Interested in Chinese flute music? Find out about the history of the flute and its use in different musical forms around China.

The flute in its many manifestations has been one of the most popular instruments to have been used in China. The Chinese version of the flute was famous by the name of dizi and hengdi. You will find the term “di” to be used in all the different variations of the flute. Dizi however is the name of the contemporary Chinese membrane flute. The hengdi flute on the other hand is the transverse flute which is constructed with and without a membrane.

The Chinese opera was one of the art forms where the use of the flute was very prominent. Traditionally there were many different forms of the flute that were used in opera performances.

The Qudi is one of the most popular versions of the flute. It became popular with its widespread use in the Kunqu opera as well as the Luantan opera which originated from the central Eastern region of China. When the Kunqu opera was accompanied by the qudi it was referred to as Kundi. The Bandi is another version of the flute which became popular with the Bangzi opera of northern China. The short flute was also known by the name of duandi and gaodi. This particular flute was shorter in length than the qudi and was able to generate higher tones.

The Chinese used to name their flutes according to the building material used to construct them as well. There are many such examples such as the yudi which means the jade flute. The bamboo flute was known as zhudi and the iron flute as tiedi. The Chinese bamboo flute is one of the most popular versions of the flute which is often exposed in the history of Chinese music literature.

The ancient version of the flute is considered to be the first melodic instrument crafted by human beings.

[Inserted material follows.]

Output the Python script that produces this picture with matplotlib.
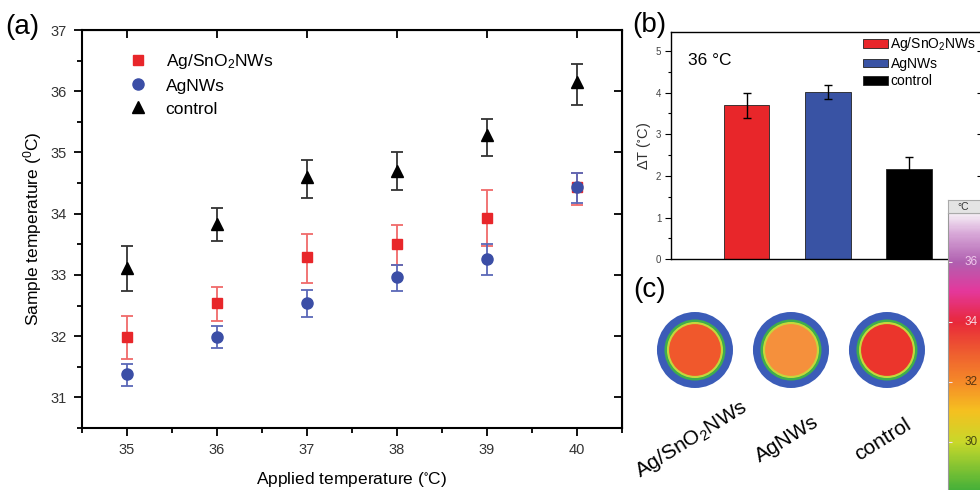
import matplotlib
matplotlib.use('Agg')
import matplotlib.pyplot as plt
import matplotlib.patches as mpatches
from matplotlib.colors import LinearSegmentedColormap, Normalize
from matplotlib.cm import ScalarMappable
from matplotlib.ticker import MultipleLocator, NullLocator

plt.rcParams['font.family'] = ['Liberation Sans', 'DejaVu Sans']
plt.rcParams['mathtext.default'] = 'regular'

# (a) sample temperature vs applied temperature
applied = [35, 36, 37, 38, 39, 40]
sno2_t = [31.98, 32.54, 33.30, 33.50, 33.93, 34.43]
sno2_lo = [31.63, 32.25, 32.87, 33.16, 33.48, 34.15]
sno2_hi = [32.33, 32.81, 33.67, 33.82, 34.38, 34.67]
ag_t = [31.38, 31.98, 32.54, 32.96, 33.26, 34.43]
ag_lo = [31.19, 31.80, 32.31, 32.73, 33.00, 34.18]
ag_hi = [31.54, 32.16, 32.76, 33.16, 33.50, 34.66]
ctrl_t = [33.11, 33.83, 34.60, 34.70, 35.28, 36.15]
ctrl_lo = [32.74, 33.55, 34.26, 34.38, 34.95, 35.77]
ctrl_hi = [33.48, 34.09, 34.87, 35.00, 35.55, 36.44]

# (b) temperature rise at 36 C
samples = ['Ag/SnO$_2$NWs', 'AgNWs', 'control']
delta_t = [3.69, 4.01, 2.17]
delta_err = [0.29, 0.17, 0.28]

# (c) thermal images: centre colour of each sample, colour scale ticks
spot_colors = ['#f0582c', '#f5903c', '#eb352c']
cbar_ticks = [30, 32, 34, 36]
cbar_label_colors = ['#4a4a10', '#5a3410', '#f8d4dc', '#f0c8ec']

red, blue, black = '#e8262a', '#3b4ea6', 'black'

fig = plt.figure(figsize=(9.8, 4.9), dpi=100)

# ---------------- (a) ----------------
ax = fig.add_axes([82 / 980, 62 / 490, 540 / 980, 398 / 490])
series = [
    (sno2_t, sno2_lo, sno2_hi, red, '#f06a6a', 's', 7, samples[0]),
    (ag_t, ag_lo, ag_hi, blue, '#5a68b8', 'o', 8, samples[1]),
    (ctrl_t, ctrl_lo, ctrl_hi, black, '#333333', '^', 8.5, samples[2]),
]
for t, lo, hi, c, ec, m, ms, lab in series:
    err = [[a - b for a, b in zip(t, lo)], [b - a for a, b in zip(t, hi)]]
    ax.errorbar(applied, t, yerr=err, fmt='none', ecolor=ec, elinewidth=1.3,
                capsize=4, capthick=1.3)
    ax.plot(applied, t, m, color=c, ms=ms, ls='none', label=lab)

ax.set_xlim(34.5, 40.5)
ax.set_ylim(30.5, 37)
ax.set_xticks(applied)
ax.set_yticks([31, 32, 33, 34, 35, 36, 37])
ax.xaxis.set_minor_locator(MultipleLocator(0.5))
ax.yaxis.set_minor_locator(MultipleLocator(0.5))
ax.tick_params(which='major', direction='out', length=6, width=1.3,
               labelsize=10.5, labelcolor='#333333', pad=5)
ax.tick_params(which='minor', direction='out', length=3.5, width=1.3)
for s in ax.spines.values():
    s.set_linewidth(1.5)
secx = ax.secondary_xaxis('top')
secx.set_xticks(applied)
secx.tick_params(direction='in', length=6, width=1.3, labeltop=False)
secx.xaxis.set_minor_locator(NullLocator())
secy = ax.secondary_yaxis('right')
secy.set_yticks([31, 32, 33, 34, 35, 36, 37])
secy.tick_params(direction='in', length=6, width=1.3, labelright=False)
secy.yaxis.set_minor_locator(NullLocator())

ax.set_xlabel('Applied temperature ($^{\\circ}$C)', fontsize=12.5, labelpad=9)
ax.set_ylabel('Sample temperature ($^0$C)', fontsize=12.5, labelpad=5)
ax.legend(loc='upper left', bbox_to_anchor=(0.055, 0.985), frameon=False,
          fontsize=12.5, handlelength=1.2, handletextpad=1.0, labelspacing=0.45)

# ---------------- (b) ----------------
axb = fig.add_axes([671 / 980, 230.7 / 490, 312 / 980, 227.6 / 490])
pos = [1, 2, 3]
bars = axb.bar(pos, delta_t, width=0.56, color=[red, '#3953a4', 'black'],
               edgecolor='#222222', linewidth=0.6, yerr=delta_err,
               error_kw=dict(ecolor='black', elinewidth=1, capsize=3, capthick=1))
axb.set_xlim(0.07, 3.91)
axb.set_ylim(0, 5.46)
axb.set_xticks([])
axb.set_yticks([0, 1, 2, 3, 4, 5])
axb.yaxis.set_minor_locator(MultipleLocator(0.5))
axb.tick_params(axis='y', which='major', direction='out', length=4, width=0.8,
                labelsize=7, labelcolor='#444444', pad=3)
axb.tick_params(axis='y', which='minor', direction='out', length=2, width=0.8)
for s in axb.spines.values():
    s.set_linewidth(1.0)
secyb = axb.secondary_yaxis('right')
secyb.set_yticks([1, 2, 3, 4, 5])
secyb.tick_params(direction='in', length=4, width=0.8, labelright=False)
secyb.yaxis.set_minor_locator(NullLocator())
axb.set_ylabel('ΔT ($^{\\circ}$C)', fontsize=10.5, labelpad=2, color='#333333')
axb.text(0.055, 0.875, '36 °C', transform=axb.transAxes, fontsize=12.5,
         va='center', ha='left')
handles = [mpatches.Patch(facecolor=b.get_facecolor(), edgecolor='#222222',
                          linewidth=0.6) for b in bars]
axb.legend(handles, samples, loc='upper left', bbox_to_anchor=(0.59, 1.02),
           frameon=False, fontsize=10, handlelength=1.8, handleheight=0.6,
           handletextpad=0.15, labelspacing=0.25, borderaxespad=0.2)

# ---------------- (c) ----------------
axc = fig.add_axes([620 / 980, 90 / 490, 324 / 980, 100 / 490])
axc.set_xlim(-0.781, 2.594)
axc.set_ylim(-0.521, 0.521)
axc.axis('off')
for i, (name, col) in enumerate(zip(samples, spot_colors)):
    axc.add_patch(mpatches.Circle((i, 0), 0.396, color='#3b5cb8', lw=0))
    axc.add_patch(mpatches.Circle((i, 0), 0.318, color='#3fae4c', lw=0))
    axc.add_patch(mpatches.Circle((i, 0), 0.292, color='#c4d83c', lw=0))
    axc.add_patch(mpatches.Circle((i, 0), 0.27, color=col, lw=0))
    axc.text(i - 0.04, -0.93, name, rotation=32, ha='center', va='center',
             fontsize=15, clip_on=False)

cmap = LinearSegmentedColormap.from_list('thermal', [
    (0.00, '#2aa83c'), (0.20, '#c8d82a'), (0.31, '#f5c020'), (0.41, '#f58a28'),
    (0.52, '#ee5a30'), (0.62, '#e8283a'), (0.73, '#e4389c'), (0.83, '#b060b0'),
    (0.93, '#d8a8d8'), (1.00, '#f6f0f6')])
norm = Normalize(vmin=28.07, vmax=37.63)
cax = fig.add_axes([948 / 980, -10 / 490, 42 / 980, 287 / 490])
cb = fig.colorbar(ScalarMappable(norm=norm, cmap=cmap), cax=cax)
cb.outline.set_edgecolor('#999999')
cax.yaxis.set_ticks_position('left')
cax.set_yticks(cbar_ticks)
cax.tick_params(direction='in', length=3, width=0.8, colors='#f4e4ec',
                labelleft=False, labelright=False)
for v, c in zip(cbar_ticks, cbar_label_colors):
    cax.text(0.4, v, str(v), transform=cax.get_yaxis_transform(), fontsize=8.5,
             color=c, va='center', ha='left')
hax = fig.add_axes([948 / 980, 277 / 490, 42 / 980, 13 / 490])
hax.set_facecolor('#e4e4e4')
hax.set_xticks([])
hax.set_yticks([])
for s in hax.spines.values():
    s.set_edgecolor('#aaaaaa')
hax.text(0.35, 0.45, '°C', fontsize=7.5, va='center', ha='center',
         color='#333333', transform=hax.transAxes)

# panel labels
fig.text(5 / 980, 1 - 27 / 490, '(a)', fontsize=20, va='center')
fig.text(632 / 980, 1 - 25 / 490, '(b)', fontsize=20, va='center')
fig.text(633 / 980, 1 - 290 / 490, '(c)', fontsize=20, va='center')

fig.savefig('out.png', dpi=100)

The most ancient Chinese flute was actually made out of bone and dates back to more than 8000 years ago. Archaeologists were able to unearth this amazing ancient flute in the Wuyang County situated in the Henan Province. The flute featured seven holes and is still in a playable condition.

The archaeological discovery made at Hemudu revealed some forty bone flutes that could be dated back to 7000 years ago. The bulk of these bone flutes had three holes with one of them having up to six. The modern day dizi is modeled after these ancient bone flutes.

When we speak of the recorded history of the flute then the Chi is by far the oldest documented Chinese flute which flourished during the Zhou dynasty which lasted from 1122 to 221 BC. The flute was constructed in such a manner that it had its mouth hole in the side of the tube. The chi was relatively smaller than the Chinese di.

The Chi has to be played transversely although it has a different construction than that of the di. It is considerably shorter in length yet has a large internal diameter. The chi has its finger holes at a ninety degree angle from its mouth hole where as the di is constructed much in the same manner as the modern day flute.